Halfway through the exhibition, his collaborators too packed up, leaving only the artist’s slumbering stand-in – for the wooden figure is indeed a self-portrait. In past works, Althamer has proven to be a master of the surrogate self. Here he was again, looking like something between a Cycladic figure and the Cardiff Giant. While some features were elongated and stylized – it’s tempting to say Africanized – others, like the nose, appeared specific and personal. Meanwhile, the ebony was exquisite, magnetic, loaded with symbolic meaning in the way Joseph Beuys’ materials can be. Surreptitiously, I picked some up. The wood was smooth, dense, much heavier than expected. Then I realized that this show was actually full of stowaways: pieces of smoked oak and stained pine hid among the ebony. Some parts were polished, some rubbed with oil so they looked painted. The simple black-on-black unfolded into an array of idiosyncratic, artisanal decisions. Made by whom?
‘Black Market’ confounds a simple agenda. What is the artist’s relation to Africa? The press release cites a deeply formative trip he took there in 1991. Ultimately, this exhibition may be about (self-)portraiture, but it’s a portrait lodged in society, surrounded by signifiers of acquired skills, influences and aspirations. How can Althamer, or indeed any artist, represent his loves, well aware of their place in history and the troubled currents of society? Africa is merely thematized, but Althamer stages his own engagement as a social activity, a genteel wrestling match with the most loaded of materials.

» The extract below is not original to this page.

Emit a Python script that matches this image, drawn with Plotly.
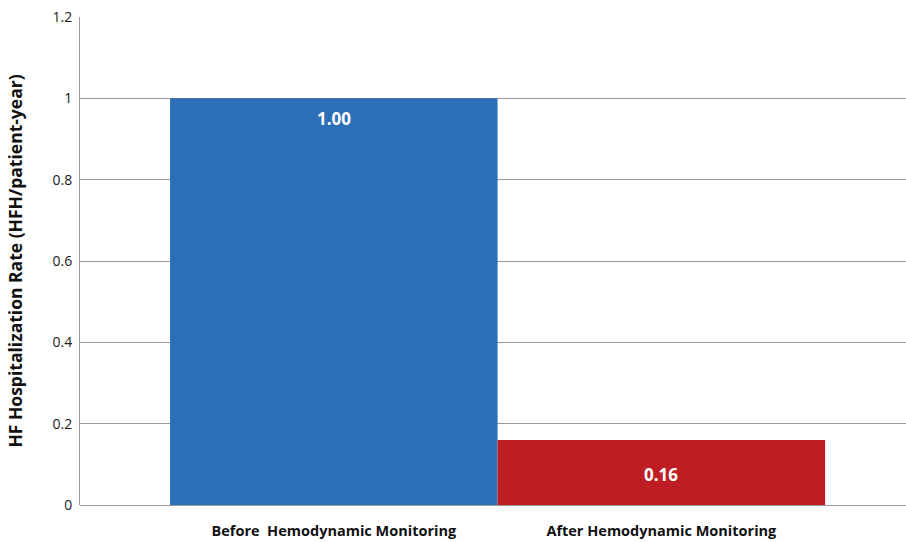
import plotly.graph_objects as go

categories = ["Before\u00a0 Hemodynamic Monitoring", "After Hemodynamic Monitoring"]
values = [1.00, 0.16]
labels = ["1.00", "0.16"]
colors = ["#2C6FB6", "#BE1E23"]
label_place = ["top", "middle"]

FONT = "Open Sans"

fig = go.Figure()
fig.add_trace(go.Bar(
    x=categories, y=values,
    marker=dict(color=colors, line=dict(width=0)),
    width=1, showlegend=False, hoverinfo="skip",
))

for cat, val, lab, place in zip(categories, values, labels, label_place):
    if place == "top":
        fig.add_annotation(x=cat, y=val, text=lab, showarrow=False,
                           yanchor="middle", yshift=-20,
                           font=dict(family=FONT, size=17, color="white", weight="bold"))
    else:
        fig.add_annotation(x=cat, y=val / 2, text=lab, showarrow=False,
                           yanchor="middle", yshift=-2,
                           font=dict(family=FONT, size=17, color="white", weight="bold"))

fig.update_layout(
    width=906, height=542,
    margin=dict(l=80, r=0, t=17, b=37),
    plot_bgcolor="white", paper_bgcolor="white",
    font=dict(family=FONT, size=13, color="#222"),
)
fig.update_xaxes(
    type="category", categoryorder="array", categoryarray=categories,
    range=[-0.775, 1.747], showgrid=False, showline=False, ticks="",
    ticklabelstandoff=15,
    tickfont=dict(family=FONT, size=14.5, color="#111", weight="bold"),
)
fig.update_yaxes(
    range=[0, 1.2], dtick=0.2, tick0=0,
    showgrid=True, gridcolor="#9a9a9a", gridwidth=1,
    zeroline=True, zerolinecolor="#9a9a9a", zerolinewidth=1,
    showline=True, linecolor="#9a9a9a", linewidth=1,
    ticks="", ticklabelstandoff=4,
    tickfont=dict(family=FONT, size=14, color="#222"),
    title=dict(text="HF Hospitalization Rate (HFH/patient-year)",
               font=dict(family=FONT, size=17.5, color="#111", weight="bold"),
               standoff=25),
)

fig.write_html("out.html")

Stepping back, it was almost difficult to see the sculptures, so gleaming white was the ground, so bluntly high-contrast was the set-up. Yet this strobing between rich detail and glaring divisions drove the exhibition. The same goes for its social set-ups: ‘Ebony and Ivory’, ‘Black Market’. It’s not that the exhibition undermined or critiqued these loaded terms. But it did strive to move social discourse into material discourse, which is neither neutral nor without mystery. It located an idea of the individual whose boundaries shift between engagement, influence, history, community and constant learning.